According to the online Encyclopaedia Titanica, he recalled looking down from E deck to see the rising water below and then helping passengers to safety until just three remained.
He told how one passenger, perhaps unaware of the dangers or simply determined to take precautions to aid his survival – nipped back to collect a coat, another wrestled with his lifebelt while Andrew dutifully helped the third strap up his life belt. “I helped him put it on and that was the last of my passengers.”
At around 2am, with all the lifeboats gone and nothing else for it, Andrew plunged from the sinking boat into the water. “I had a mate [Sidney Conrad Siebert] with me,” he said. “We both left the ship together.”
He swam as hard as he could clear of the ship. 30 minutes later, it was gone. Andrew was picked up by lifeboat four. He took an oar and rowed.
He was rescued by the Carpathia – his friend, Sidney, however, perished – and three days later was delivered to a dockside in New York City where, according to TSusan Morrison, many of the surviving crew were simply left to their own devices.
“The Titanic was just another job to them. And as soon as the ship sank, they stopped getting paid.”
Also rescued was John Steward, a 27-year-old married man whose home was Earls Road in Southampton, but Edinburgh was where he was born.
Like Andrew, he joined the Titanic in Belfast for her delivery trip to Southampton. As a first-class steward, he would have been paid £3.15s a month.
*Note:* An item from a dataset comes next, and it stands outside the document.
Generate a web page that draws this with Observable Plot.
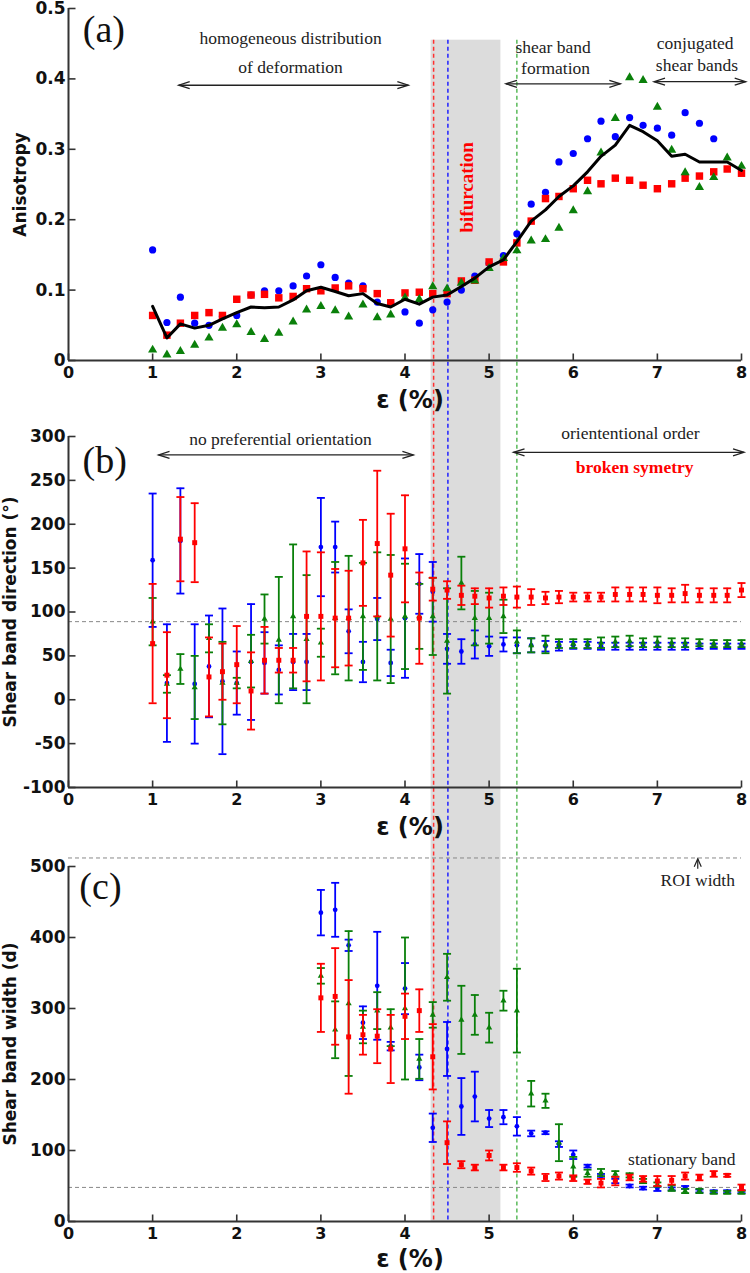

As the Titanic sank, he was hauled on to a lifeboat and eventually given safe passage to New York on board the Carpathia.
On board the Carpathia was another Edinburgh survivor, a 34-year-old waiter known as only Mr AM Govern.
And it would be a thankfully safe ending for Able Seaman Thomas Cheyne, 29, also from Edinburgh, and also hauled to safety on board the Carpathia.
But for third-class passenger Simon Kutscher or Lithman, his dreams of a new life in America, would end that night.
The 26-year-old baker had been making his living in Edinburgh, perhaps saving until he had the £7 11s required for a passenger ticket, number 251.
He died in the sinking. His body was never recovered.